* _Exercise brief_
Transcribe all of the data exactly. Omit the pictures.

* _Data lines_
(begin)
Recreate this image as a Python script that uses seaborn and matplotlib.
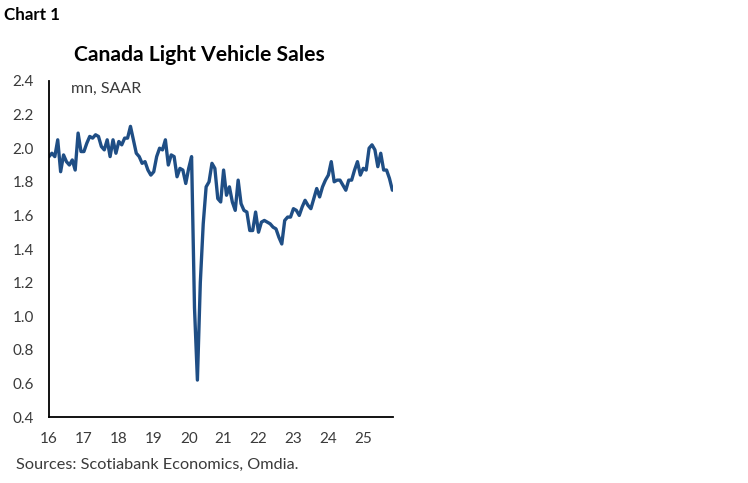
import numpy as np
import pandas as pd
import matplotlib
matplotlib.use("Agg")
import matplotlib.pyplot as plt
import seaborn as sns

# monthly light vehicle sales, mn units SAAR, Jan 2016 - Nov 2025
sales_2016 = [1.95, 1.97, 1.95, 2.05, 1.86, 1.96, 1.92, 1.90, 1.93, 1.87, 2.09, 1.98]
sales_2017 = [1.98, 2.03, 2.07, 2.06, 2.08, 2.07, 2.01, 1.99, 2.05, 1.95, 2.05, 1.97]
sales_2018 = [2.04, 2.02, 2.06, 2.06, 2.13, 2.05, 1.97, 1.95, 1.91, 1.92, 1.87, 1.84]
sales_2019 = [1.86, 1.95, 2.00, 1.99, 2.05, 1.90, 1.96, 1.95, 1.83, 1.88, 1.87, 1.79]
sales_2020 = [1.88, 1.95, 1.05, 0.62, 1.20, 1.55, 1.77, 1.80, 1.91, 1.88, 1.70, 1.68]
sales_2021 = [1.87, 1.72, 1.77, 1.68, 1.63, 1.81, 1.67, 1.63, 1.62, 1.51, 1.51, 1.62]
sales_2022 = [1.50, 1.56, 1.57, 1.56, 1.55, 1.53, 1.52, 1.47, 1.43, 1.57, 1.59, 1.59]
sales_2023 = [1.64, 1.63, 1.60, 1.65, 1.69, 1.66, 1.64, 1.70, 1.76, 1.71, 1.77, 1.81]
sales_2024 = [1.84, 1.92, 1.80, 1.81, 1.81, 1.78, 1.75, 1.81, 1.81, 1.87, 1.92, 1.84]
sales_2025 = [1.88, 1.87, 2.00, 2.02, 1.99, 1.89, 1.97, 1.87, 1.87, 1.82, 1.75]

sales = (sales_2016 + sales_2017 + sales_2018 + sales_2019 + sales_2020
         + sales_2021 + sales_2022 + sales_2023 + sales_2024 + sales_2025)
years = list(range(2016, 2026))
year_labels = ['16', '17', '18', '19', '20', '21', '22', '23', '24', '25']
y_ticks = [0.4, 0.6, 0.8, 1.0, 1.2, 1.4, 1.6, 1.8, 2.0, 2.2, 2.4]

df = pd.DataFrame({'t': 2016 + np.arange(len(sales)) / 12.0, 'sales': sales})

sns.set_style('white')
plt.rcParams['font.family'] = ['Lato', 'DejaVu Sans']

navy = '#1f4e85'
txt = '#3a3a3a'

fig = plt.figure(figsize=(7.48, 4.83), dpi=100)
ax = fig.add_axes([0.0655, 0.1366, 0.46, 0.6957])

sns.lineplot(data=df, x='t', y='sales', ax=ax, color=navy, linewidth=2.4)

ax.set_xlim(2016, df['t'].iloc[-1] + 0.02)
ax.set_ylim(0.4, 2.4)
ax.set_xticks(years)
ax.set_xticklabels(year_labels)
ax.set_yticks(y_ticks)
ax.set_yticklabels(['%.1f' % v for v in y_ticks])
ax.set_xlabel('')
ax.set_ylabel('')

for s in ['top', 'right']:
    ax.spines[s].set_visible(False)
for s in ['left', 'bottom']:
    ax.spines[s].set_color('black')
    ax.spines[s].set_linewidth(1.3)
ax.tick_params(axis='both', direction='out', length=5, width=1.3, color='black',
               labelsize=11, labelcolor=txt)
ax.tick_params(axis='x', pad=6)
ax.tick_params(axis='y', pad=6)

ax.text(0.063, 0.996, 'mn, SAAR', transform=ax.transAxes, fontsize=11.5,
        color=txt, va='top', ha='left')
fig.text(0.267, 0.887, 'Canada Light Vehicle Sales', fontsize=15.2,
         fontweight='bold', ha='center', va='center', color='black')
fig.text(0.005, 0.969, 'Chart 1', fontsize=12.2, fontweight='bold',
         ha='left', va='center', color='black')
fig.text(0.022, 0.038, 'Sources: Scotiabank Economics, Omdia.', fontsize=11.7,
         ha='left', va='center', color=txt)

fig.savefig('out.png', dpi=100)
(end)
* _Reply to the exercise_
Recreate this image as a Python script that uses seaborn and matplotlib.
import numpy as np
import pandas as pd
import matplotlib
matplotlib.use("Agg")
import matplotlib.pyplot as plt
import seaborn as sns

# monthly light vehicle sales, mn units SAAR, Jan 2016 - Nov 2025
sales_2016 = [1.95, 1.97, 1.95, 2.05, 1.86, 1.96, 1.92, 1.90, 1.93, 1.87, 2.09, 1.98]
sales_2017 = [1.98, 2.03, 2.07, 2.06, 2.08, 2.07, 2.01, 1.99, 2.05, 1.95, 2.05, 1.97]
sales_2018 = [2.04, 2.02, 2.06, 2.06, 2.13, 2.05, 1.97, 1.95, 1.91, 1.92, 1.87, 1.84]
sales_2019 = [1.86, 1.95, 2.00, 1.99, 2.05, 1.90, 1.96, 1.95, 1.83, 1.88, 1.87, 1.79]
sales_2020 = [1.88, 1.95, 1.05, 0.62, 1.20, 1.55, 1.77, 1.80, 1.91, 1.88, 1.70, 1.68]
sales_2021 = [1.87, 1.72, 1.77, 1.68, 1.63, 1.81, 1.67, 1.63, 1.62, 1.51, 1.51, 1.62]
sales_2022 = [1.50, 1.56, 1.57, 1.56, 1.55, 1.53, 1.52, 1.47, 1.43, 1.57, 1.59, 1.59]
sales_2023 = [1.64, 1.63, 1.60, 1.65, 1.69, 1.66, 1.64, 1.70, 1.76, 1.71, 1.77, 1.81]
sales_2024 = [1.84, 1.92, 1.80, 1.81, 1.81, 1.78, 1.75, 1.81, 1.81, 1.87, 1.92, 1.84]
sales_2025 = [1.88, 1.87, 2.00, 2.02, 1.99, 1.89, 1.97, 1.87, 1.87, 1.82, 1.75]

sales = (sales_2016 + sales_2017 + sales_2018 + sales_2019 + sales_2020
         + sales_2021 + sales_2022 + sales_2023 + sales_2024 + sales_2025)
years = list(range(2016, 2026))
year_labels = ['16', '17', '18', '19', '20', '21', '22', '23', '24', '25']
y_ticks = [0.4, 0.6, 0.8, 1.0, 1.2, 1.4, 1.6, 1.8, 2.0, 2.2, 2.4]

df = pd.DataFrame({'t': 2016 + np.arange(len(sales)) / 12.0, 'sales': sales})

sns.set_style('white')
plt.rcParams['font.family'] = ['Lato', 'DejaVu Sans']

navy = '#1f4e85'
txt = '#3a3a3a'

fig = plt.figure(figsize=(7.48, 4.83), dpi=100)
ax = fig.add_axes([0.0655, 0.1366, 0.46, 0.6957])

sns.lineplot(data=df, x='t', y='sales', ax=ax, color=navy, linewidth=2.4)

ax.set_xlim(2016, df['t'].iloc[-1] + 0.02)
ax.set_ylim(0.4, 2.4)
ax.set_xticks(years)
ax.set_xticklabels(year_labels)
ax.set_yticks(y_ticks)
ax.set_yticklabels(['%.1f' % v for v in y_ticks])
ax.set_xlabel('')
ax.set_ylabel('')

for s in ['top', 'right']:
    ax.spines[s].set_visible(False)
for s in ['left', 'bottom']:
    ax.spines[s].set_color('black')
    ax.spines[s].set_linewidth(1.3)
ax.tick_params(axis='both', direction='out', length=5, width=1.3, color='black',
               labelsize=11, labelcolor=txt)
ax.tick_params(axis='x', pad=6)
ax.tick_params(axis='y', pad=6)

ax.text(0.063, 0.996, 'mn, SAAR', transform=ax.transAxes, fontsize=11.5,
        color=txt, va='top', ha='left')
fig.text(0.267, 0.887, 'Canada Light Vehicle Sales', fontsize=15.2,
         fontweight='bold', ha='center', va='center', color='black')
fig.text(0.005, 0.969, 'Chart 1', fontsize=12.2, fontweight='bold',
         ha='left', va='center', color='black')
fig.text(0.022, 0.038, 'Sources: Scotiabank Economics, Omdia.', fontsize=11.7,
         ha='left', va='center', color=txt)

fig.savefig('out.png', dpi=100)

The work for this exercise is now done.